Though the satellite navigation systems of those companies will offer time estimates for road-based travel, iGeolise can calculate how long it will take to get somewhere if you need to take a train and then a bus, because it is now adding public transport timetables to its calculations.

Lilley offers an alternative scenario where he says Google Maps and others can't compete: "what if you've got an hour or two, and you want to find a particular sort of restaurant, but you have to get back to where you are. We can find places that are within a certain travel time, so you can organise yourself by the time you have available, not the physical distance." About 40% of searches online are for geographical content such as classified ads, jobs, retail outlets and so on, he says.
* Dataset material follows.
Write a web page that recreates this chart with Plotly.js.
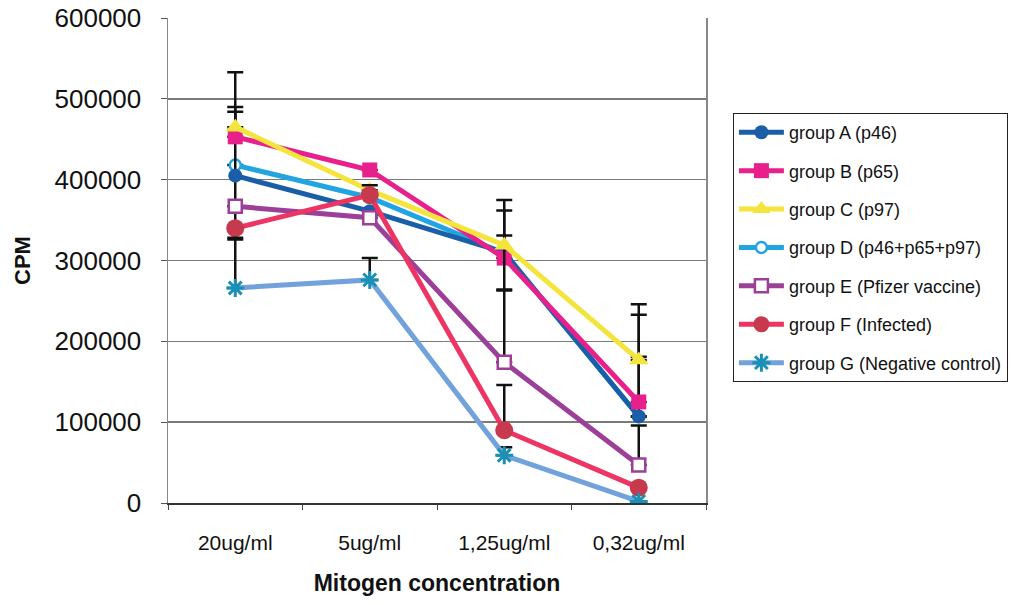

The output from iGeolise could be fed straight to a smartphone, he suggests, via the paid-for API the company is developing. While Mapumental also has an API under development, most users see its output in the form of rendered images on its web page. "There's a whole bunch of consumer-facing sites that could benefit from our output," says Lilley.

Lilley says a recent survey of consumers found 79% said they would rather search by time to a destination than distance – and that, when quizzed further, the other 21% said they thought distance was a "more accurate" measure, and that "time to destination" would be a rough estimate.

He adds that although the business is still small at present, with turnover heading towards £10,000 per month from "nine or 10" clients.

The company has not had any venture capital funding; instead Lilley and Davis have part-funded the business themselves, along with an unnamed angel investor, and funding of £55,000 from the Technology Strategy Board and £15,000 from Surrey University. "We could conceivably have taken [venture capital] funding," says Lilley, "but it would no longer be our business."

Guardian Media Group, which owns the Guardian, has used iGeolise once, to optimise the location for a conference.